Let us know what you think and join the conversation at the bottom of this article
Recent conversations about the dangers of concussion to footballers has got me wondering.
As long as I can recall, my concept of time has been different to most of the people around me. While they can happily reel off the year things happened, a holiday in such-and-such a place perhaps, the year the left school or university, or even the year a loved one died, I have very little ability remember years and place events in a chronological order. My memory just doesn't work that way.
So, while I do remember the big things in life, just don't ask me when they happened, it could have been yesterday or a decade ago.
I've also lost track of the number of times I've said to a pal, "Oh, I saw that when it came to town years ago," and they've replied, "I know, I was with you." For some reason, I just don't retain that detail.
As an interviewer, that can be awkward. Having interviewed many personalities over the years, it wouldn't be the first time that while interviewing someone for the first time, I’ve suddenly realised it's actually the second.
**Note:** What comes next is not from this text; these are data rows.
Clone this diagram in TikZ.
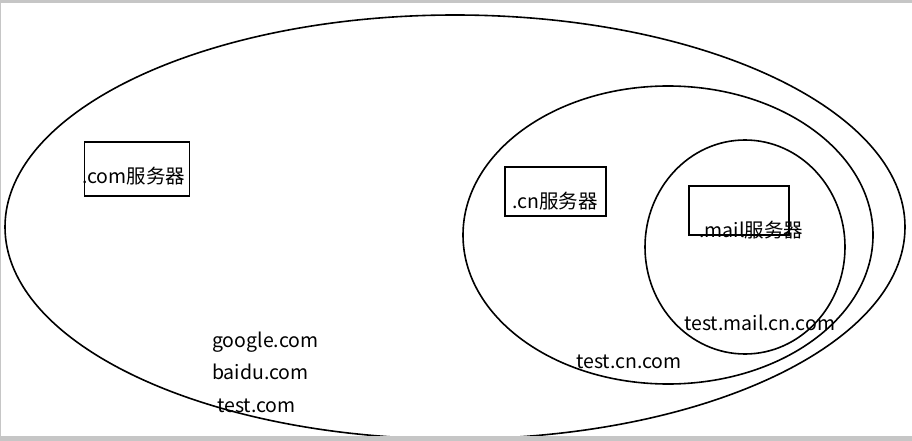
\documentclass[tikz,border=0pt]{standalone}
\usepackage{fontspec}
\setmainfont{Noto Sans CJK SC}
\usetikzlibrary{shapes.geometric}
\tikzset{
  zone/.style={ellipse,draw,line width=1.6pt,inner sep=0pt},
  server/.style={rectangle,draw,line width=1.5pt,inner sep=0pt},
  lbl/.style={inner sep=0pt,anchor=west,font=\fontsize{19.5}{22}\selectfont},
}
\begin{document}
\begin{tikzpicture}[x=1pt,y=-1pt]
\useasboundingbox (0,0) rectangle (912,441);
\node[zone,minimum width=900,minimum height=424] (com) at (455,227) {};
\node[zone,minimum width=410,minimum height=298] (cn) at (668,235) {};
\node[zone,minimum width=200,minimum height=214] (mail) at (745,247) {};
\node[server,minimum width=105,minimum height=54] (comsrv) at (137,169) {};
\node[server,minimum width=101,minimum height=49] (cnsrv) at (555.5,191.5) {};
\node[server,minimum width=100,minimum height=49] (mailsrv) at (739,210.5) {};
\node[lbl] (comname) at (82,176) {.com服务器};
\node[lbl] (cnname) at (512,201) {.cn服务器};
\node[lbl] (mailname) at (699,230) {.mail服务器};
\node[lbl] (google) at (212,342) {google.com};
\node[lbl] (baidu) at (212,372) {baidu.com};
\node[lbl] (testcom) at (217,406) {test.com};
\node[lbl] (testcn) at (576,362) {test.cn.com};
\node[lbl] (testmail) at (684,323) {test.mail.cn.com};
\fill[gray!45] (0,0) rectangle (912,3);
\fill[gray!45] (0,0) rectangle (1,441);
\fill[gray!45] (0,436) rectangle (912,441);
\end{tikzpicture}
\end{document}
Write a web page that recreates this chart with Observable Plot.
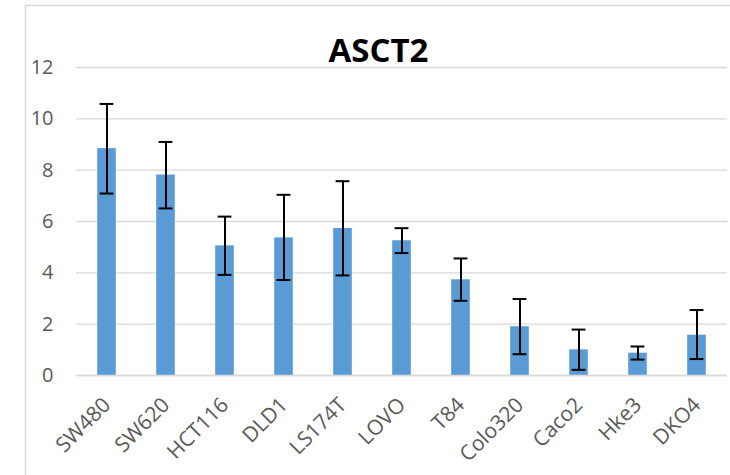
<!DOCTYPE html>
<html>
<head>
<meta charset="utf-8">
<script src="https://cdn.jsdelivr.net/npm/d3@7"></script>
<script src="https://cdn.jsdelivr.net/npm/@observablehq/plot@0.6"></script>
<style>
  html, body { margin: 0; padding: 0; background: #fff; overflow: hidden; }
  #chart { width: 730px; height: 475px; overflow: hidden; }
</style>
</head>
<body>
<div id="chart"></div>
<script>
const title = "ASCT2";
const categories = ["SW480", "SW620", "HCT116", "DLD1", "LS174T", "LOVO", "T84", "Colo320", "Caco2", "Hke3", "DKO4"];
const values    = [8.84, 7.81, 5.05, 5.36, 5.73, 5.25, 3.73, 1.90, 1.00, 0.87, 1.57];
const errLow    = [7.09, 6.51, 3.92, 3.72, 3.90, 4.77, 2.91, 0.83, 0.22, 0.62, 0.64];
const errHigh   = [10.58, 9.10, 6.19, 7.04, 7.57, 5.74, 4.56, 2.98, 1.79, 1.13, 2.55];
const yTicks    = [0, 2, 4, 6, 8, 10, 12];

const data = categories.map((c, i) => ({cat: c, v: values[i], lo: errLow[i], hi: errHigh[i]}));

const font = "'Open Sans', sans-serif";
const chart = Plot.plot({
  width: 730,
  height: 475,
  marginLeft: 76,
  marginRight: 3,
  marginTop: 67,
  marginBottom: 100,
  style: {fontFamily: font, fontSize: "20px", color: "#595959", background: "transparent"},
  x: {domain: categories, padding: 0, label: null},
  y: {domain: [0, 12], label: null},
  marks: [
    Plot.gridY(yTicks, {stroke: "#d9d9d9", strokeOpacity: 1, strokeWidth: 1.4}),
    Plot.barY(data, {x: "cat", y: "v", fill: "#5b9bd5", insetLeft: 20.2, insetRight: 20.2}),
    Plot.ruleY([0], {stroke: "#d9d9d9", strokeWidth: 1.6}),
    Plot.ruleX(data, {x: "cat", y1: "lo", y2: "hi", stroke: "#000", strokeWidth: 2}),
    Plot.tickY(data, {x: "cat", y: "lo", stroke: "#000", strokeWidth: 2, insetLeft: 22.6, insetRight: 22.6}),
    Plot.tickY(data, {x: "cat", y: "hi", stroke: "#000", strokeWidth: 2, insetLeft: 22.6, insetRight: 22.6}),
    Plot.axisY(yTicks, {tickSize: 0, tickPadding: 23, fontSize: 20, fill: "#595959", label: null}),
    Plot.axisX({tickSize: 0, tickRotate: -45, tickPadding: 26, fontSize: 21, fill: "#595959", label: null}),
    Plot.text([title], {frameAnchor: "top-left", dx: 302, dy: -6, lineAnchor: "bottom", textAnchor: "middle",
      fontSize: 33, fontWeight: "bold", fill: "#000"})
  ]
});

d3.select(chart).insert("rect", ":first-child")
  .attr("x", 25.5).attr("y", 5.5).attr("width", 900).attr("height", 900)
  .attr("fill", "none").attr("stroke", "#d9d9d9").attr("stroke-width", 1.5);

document.getElementById("chart").appendChild(chart);
</script>
</body>
</html>
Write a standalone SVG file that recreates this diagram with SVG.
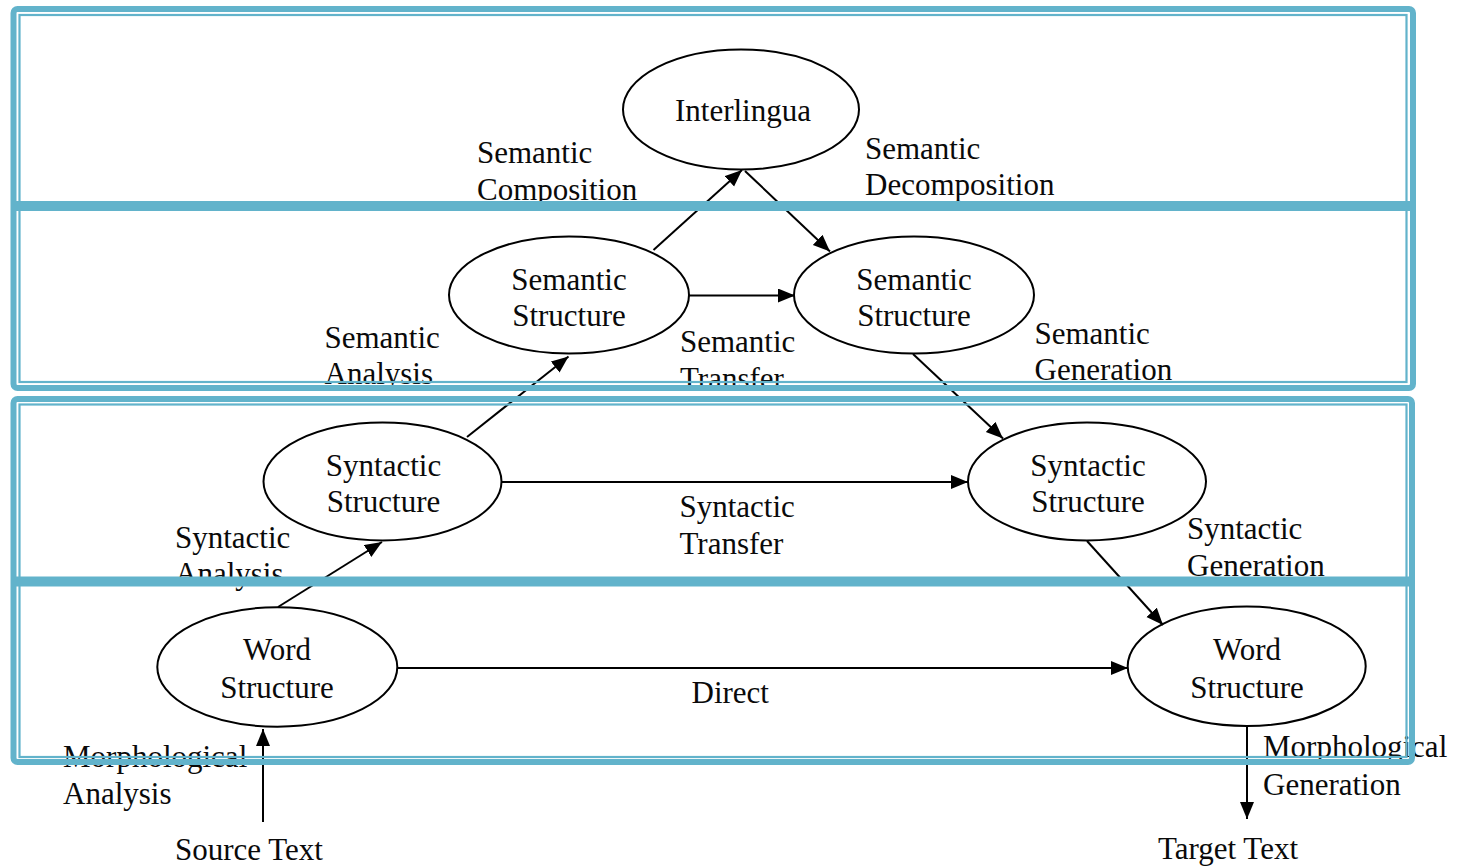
<svg xmlns="http://www.w3.org/2000/svg" width="1460" height="867" viewBox="0 0 1460 867">
  <style>
    .node ellipse { fill: none; stroke: #000; stroke-width: 2; }
    .node text, .label { font-family: "Liberation Serif", "Times New Roman", serif; font-size: 31px; fill: #0a0a0a; }
    .node text { text-anchor: middle; }
    .edge { stroke: #000; stroke-width: 2; fill: none; marker-end: url(#arrow); }
    .frame-outer { fill: none; stroke: #62b3cb; stroke-width: 6; }
    .frame-inner { fill: none; stroke: #62b3cb; stroke-width: 2.2; }
    .frame-bar { stroke: #62b3cb; stroke-width: 10; }
  </style>
  <defs>
    <marker id="arrow" markerUnits="userSpaceOnUse" markerWidth="18" markerHeight="15" refX="17" refY="7" orient="auto">
      <path d="M0,0 L17,7 L0,14 Z" fill="#000"/>
    </marker>
  </defs>

  <rect width="1460" height="867" fill="#fff"/>

  <!-- connectors -->
  <g id="connectors">
    <line class="edge" x1="263" y1="822" x2="263" y2="729"/>
    <line class="edge" x1="1247" y1="727" x2="1247" y2="819"/>
    <line class="edge" x1="397" y1="668" x2="1128" y2="668"/>
    <line class="edge" x1="502" y1="482" x2="968" y2="482"/>
    <line class="edge" x1="689" y1="295.5" x2="795" y2="295.5"/>
    <line class="edge" x1="278" y1="607" x2="382" y2="542"/>
    <line class="edge" x1="467" y1="437" x2="568.5" y2="356.5"/>
    <line class="edge" x1="653.5" y1="250" x2="742" y2="170"/>
    <line class="edge" x1="745" y1="171" x2="830" y2="251.5"/>
    <line class="edge" x1="913" y1="354" x2="1003" y2="438.5"/>
    <line class="edge" x1="1087" y1="541" x2="1163" y2="625"/>
  </g>

  <!-- nodes -->
  <g id="interlingua" class="node">
    <ellipse cx="741" cy="109.5" rx="118" ry="60"/>
    <text x="743" y="121">Interlingua</text>
  </g>
  <g id="semantic-structure-source" class="node">
    <ellipse cx="569" cy="295" rx="120" ry="58.5"/>
    <text x="569" y="289.5">Semantic</text>
    <text x="569" y="325.5">Structure</text>
  </g>
  <g id="semantic-structure-target" class="node">
    <ellipse cx="914" cy="295" rx="120" ry="58.5"/>
    <text x="914" y="289.5">Semantic</text>
    <text x="914" y="325.5">Structure</text>
  </g>
  <g id="syntactic-structure-source" class="node">
    <ellipse cx="382.5" cy="481.5" rx="119" ry="59"/>
    <text x="383.5" y="476">Syntactic</text>
    <text x="383.5" y="512">Structure</text>
  </g>
  <g id="syntactic-structure-target" class="node">
    <ellipse cx="1087" cy="481.5" rx="119" ry="59"/>
    <text x="1088" y="476">Syntactic</text>
    <text x="1088" y="512">Structure</text>
  </g>
  <g id="word-structure-source" class="node">
    <ellipse cx="277.3" cy="667" rx="120" ry="59.7"/>
    <text x="277" y="660">Word</text>
    <text x="277" y="698">Structure</text>
  </g>
  <g id="word-structure-target" class="node">
    <ellipse cx="1246.7" cy="666.3" rx="119" ry="59.7"/>
    <text x="1247" y="659.5">Word</text>
    <text x="1247" y="697.5">Structure</text>
  </g>

  <!-- edge labels -->
  <g id="labels">
    <text class="label" x="477" y="163">Semantic</text>
    <text class="label" x="477" y="199.5">Composition</text>
    <text class="label" x="865" y="159">Semantic</text>
    <text class="label" x="865" y="195">Decomposition</text>
    <text class="label" x="324.5" y="348">Semantic</text>
    <text class="label" x="324.5" y="384">Analysis</text>
    <text class="label" x="680" y="352">Semantic</text>
    <text class="label" x="680" y="388.5">Transfer</text>
    <text class="label" x="1034.5" y="343.5">Semantic</text>
    <text class="label" x="1034.5" y="380">Generation</text>
    <text class="label" x="175" y="547.5">Syntactic</text>
    <text class="label" x="175" y="584">Analysis</text>
    <text class="label" x="679.5" y="517">Syntactic</text>
    <text class="label" x="679.5" y="554">Transfer</text>
    <text class="label" x="1187" y="539">Syntactic</text>
    <text class="label" x="1187" y="576">Generation</text>
    <text class="label" x="691.5" y="703">Direct</text>
    <text class="label" x="63" y="767">Morphological</text>
    <text class="label" x="63" y="804">Analysis</text>
    <text class="label" x="175" y="860">Source Text</text>
    <text class="label" x="1263" y="757">Morphological</text>
    <text class="label" x="1263" y="795">Generation</text>
    <text class="label" x="1158" y="858.5">Target Text</text>
  </g>

  <!-- level frames -->
  <g id="frame-upper">
    <rect class="frame-outer" x="13.5" y="9" width="1399.5" height="379" rx="4"/>
    <rect class="frame-inner" x="19.5" y="15" width="1387" height="367"/>
    <line class="frame-bar" x1="16" y1="206" x2="1410" y2="206"/>
  </g>
  <g id="frame-lower">
    <rect class="frame-outer" x="13.5" y="399" width="1398.5" height="363" rx="4"/>
    <rect class="frame-inner" x="19.5" y="404.5" width="1387" height="352.5"/>
    <line class="frame-bar" x1="16" y1="581.5" x2="1409" y2="581.5"/>
  </g>
</svg>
I now dread hearing, "Oh, we chatted about this last time."
Not that my idiosyncratic memory worries me. It has always been as it is so I know no different, although the concussion debate has started me thinking.
Around 10-years-old, I suffered a severe concussion. It was back in the days when school gym halls doubled as dinner halls, folded tables stacked around the walls outside lunchtimes.
There was warm up we did at gym. Split into two teams, everyone sat in a circle and was given a number, when your number was called, the two with that number raced around the circle back to their place. When it was my turn, I tripped over the leg of a table… The next thing I knew it was three hours later and I was back at my desk with a worried teacher staring into my face, saying my name over and over again.
Immediately, my folks were called and I was dispatched to Leith Hospital's A&E (it was that long ago), After hours of observation I was allowed home on condition my mother didn’t let me sleep for 12 hours.
To this day I still have that blank three hours. I'm told I finished the PE class as if nothing had happened. Got changed - my random memory has just recalled that the boys’ changing room was where the trading of cinnamon sticks took place (smoking them was a thing) - and returned to my desk. It was my glazed stare that alerted the teacher all was not right.
I wonder now if that knock did more damage that was realised. I'll probably never know.
On the bright side, if I leave it a year or two, I can re-read books and re-watch films and not have a clue what's going to happen next.